The Accuracy and Recall (sensitivity) rate are two important factors to select the righ model for the imbalanced dataset while the good data is overwhelming the bad data in the dataset.
Balanced Accuracy Score
0.69
Confusion Matrix
Predict high risk | Predict low risk | |
---|---|---|
Actual high risk | 78 | 23 |
Actual low rick | 6811 | 10293 |
Report Table
pre | rec | spe | f1 | geo | iba | sup | |
---|---|---|---|---|---|---|---|
high_risk | 0.01 | 0.77 | 0.60 | 0.02 | 0.68 | 0.47 | 101 |
low_risk | 1.00 | 0.60 | 0.77 | 0.75 | 0.68 | 0.46 | 17104 |
avg / total | 0.99 | 0.60 | 0.77 | 0.75 | 0.68 | 0.46 | 17205 |
Accuracy
The balanced accuracy score of Naive Random Oversampling is .69 or 69% after resampled the data training with the Random Over Sampler while Accuracy score is .60 or 60% based on the confustion matrix. Accuracy score formula is (TP+TN)/Total, which TP (True Positive) is 78 and TN(True Nagative) is 10293, and total is 17205, so (78+10293)/17205 = .602789. This is a important factor that we need to evaluate the Machine Learning (ML) method becuase of the accuracy prediction of the corrected cases in the dataset. Naive Random Oversampling is actually improved the accuracy prediction
Recall (sensitivity): (Refer: the confustion matrix and the classification report)
- High risk rate is 77% so every 100 high risk cases the model detects right 77 high risk cases and categorizes 33 high risk cases to become low risk cases.
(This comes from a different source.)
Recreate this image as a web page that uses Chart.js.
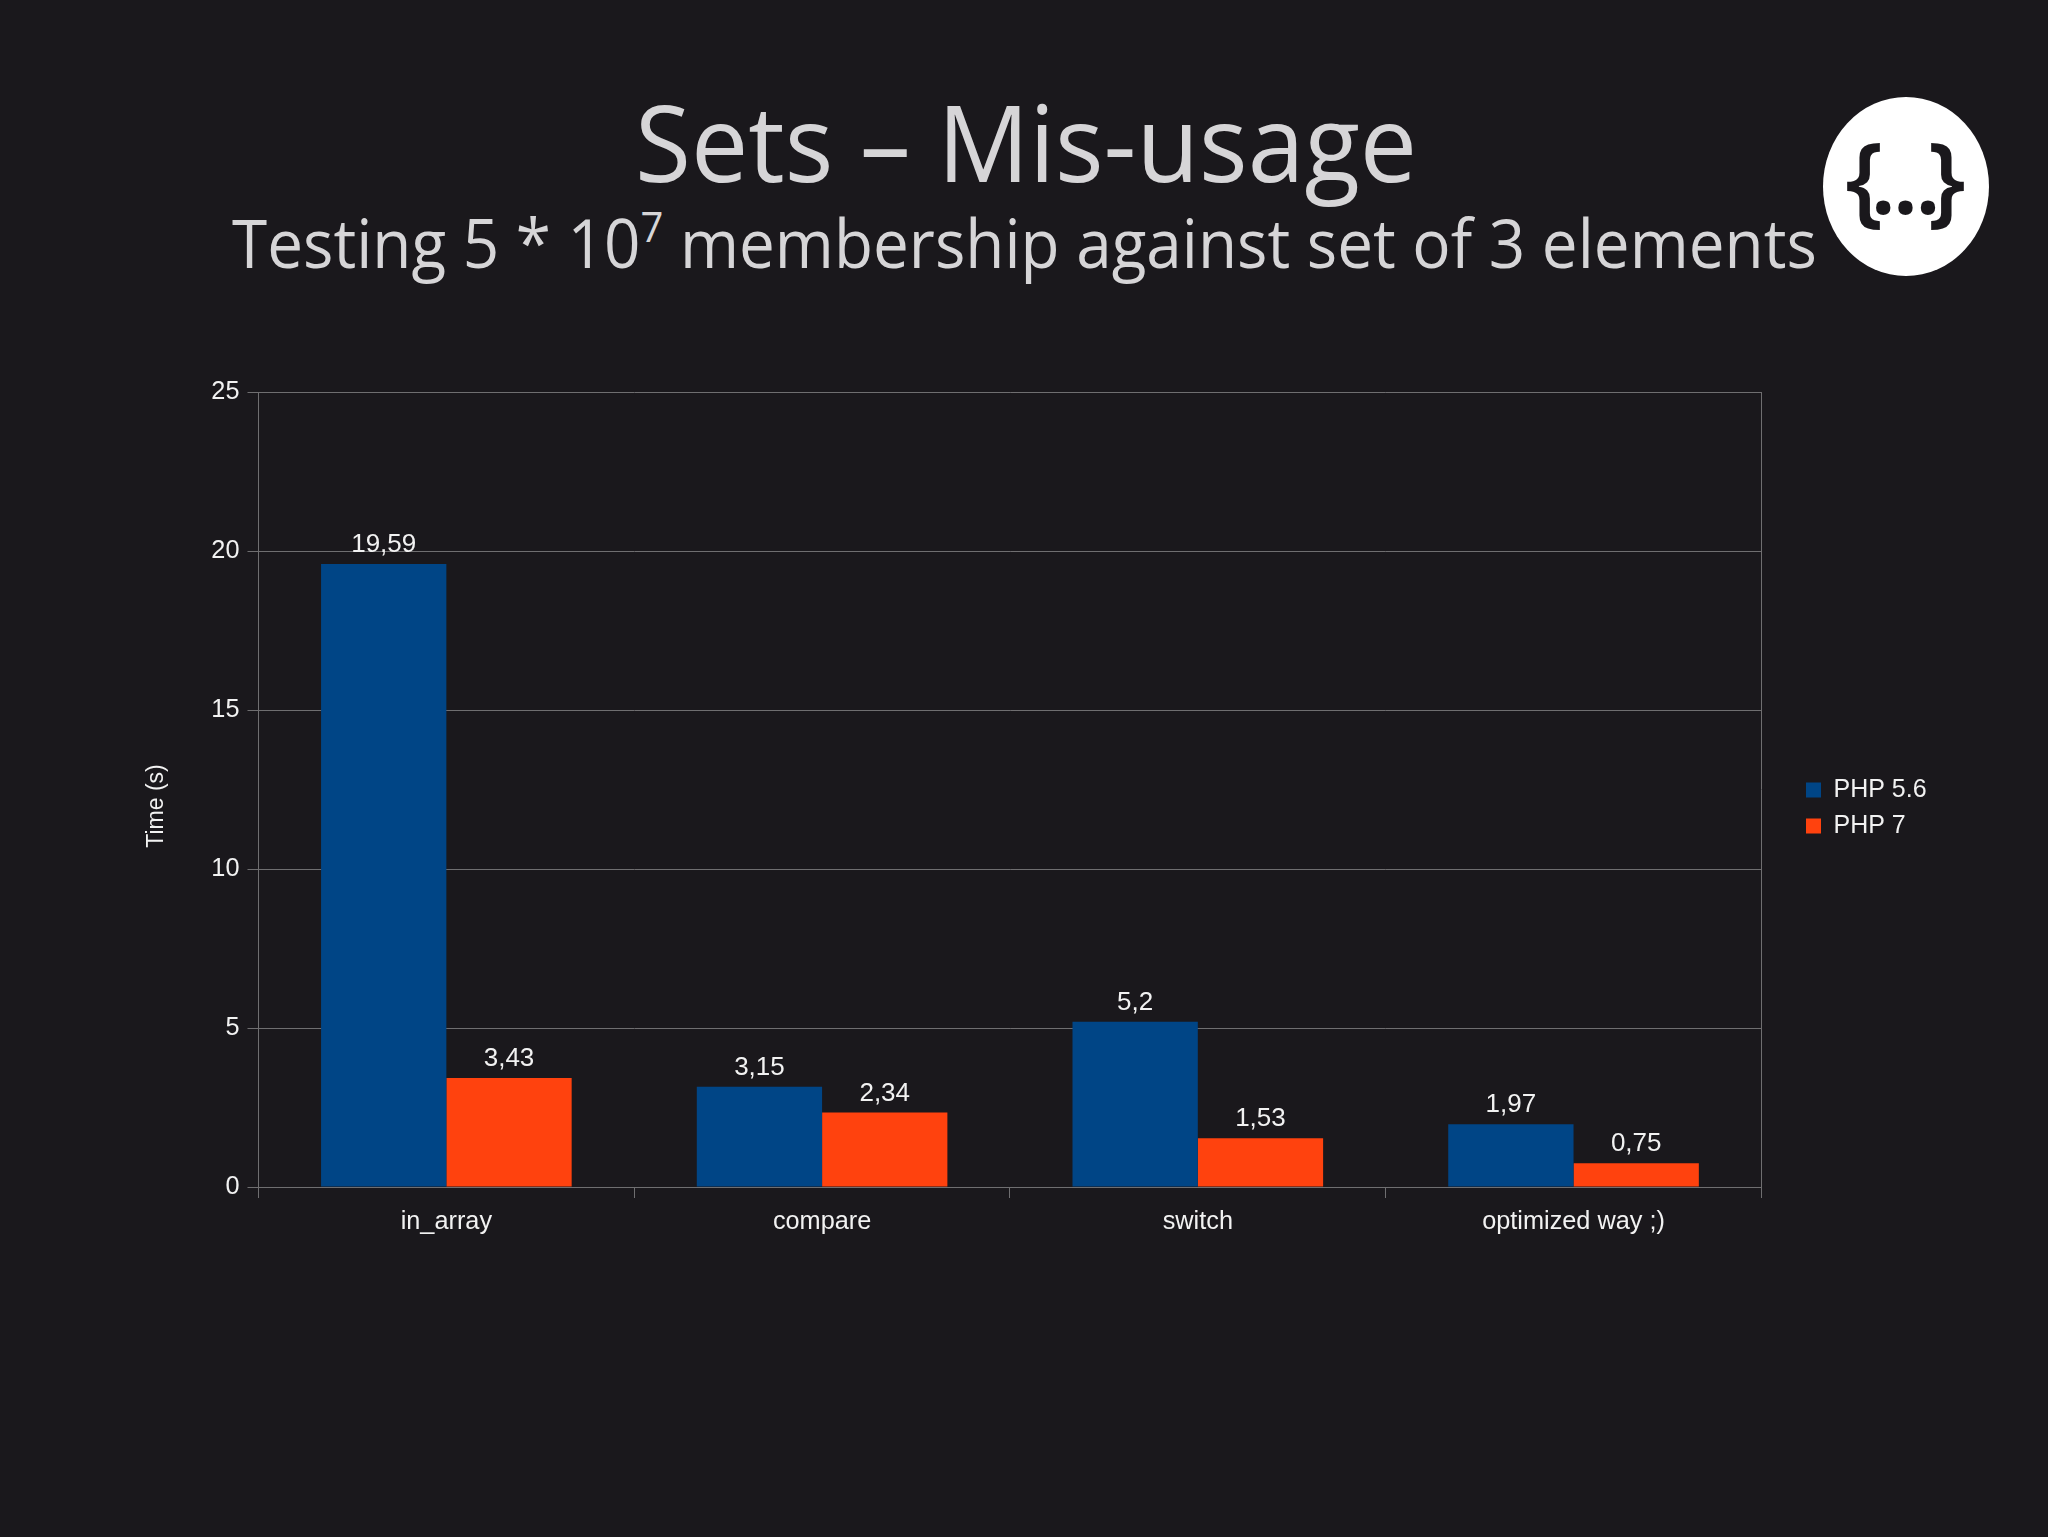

This is a number that we want to see a larger percent becuase we do not want high risk cases to become low risk cases without any caution.
- Low risk rate is 60% so every 100 low risk cases the model categorizes 40 low risk cases to become high risk cases. This is just alarmed cases that need to be reviewed by business line
Precision:
- High risk rate is closed 0.01 (~1%). It tells that the number of low risk cases predicted as high risk cases is much larger than actual high risk cases
- Low risk rate is closed 1.00 (~100%). It tells that the actual low risk cases are overrule the precision rate. This is very true in the imbalanced classificantion cases.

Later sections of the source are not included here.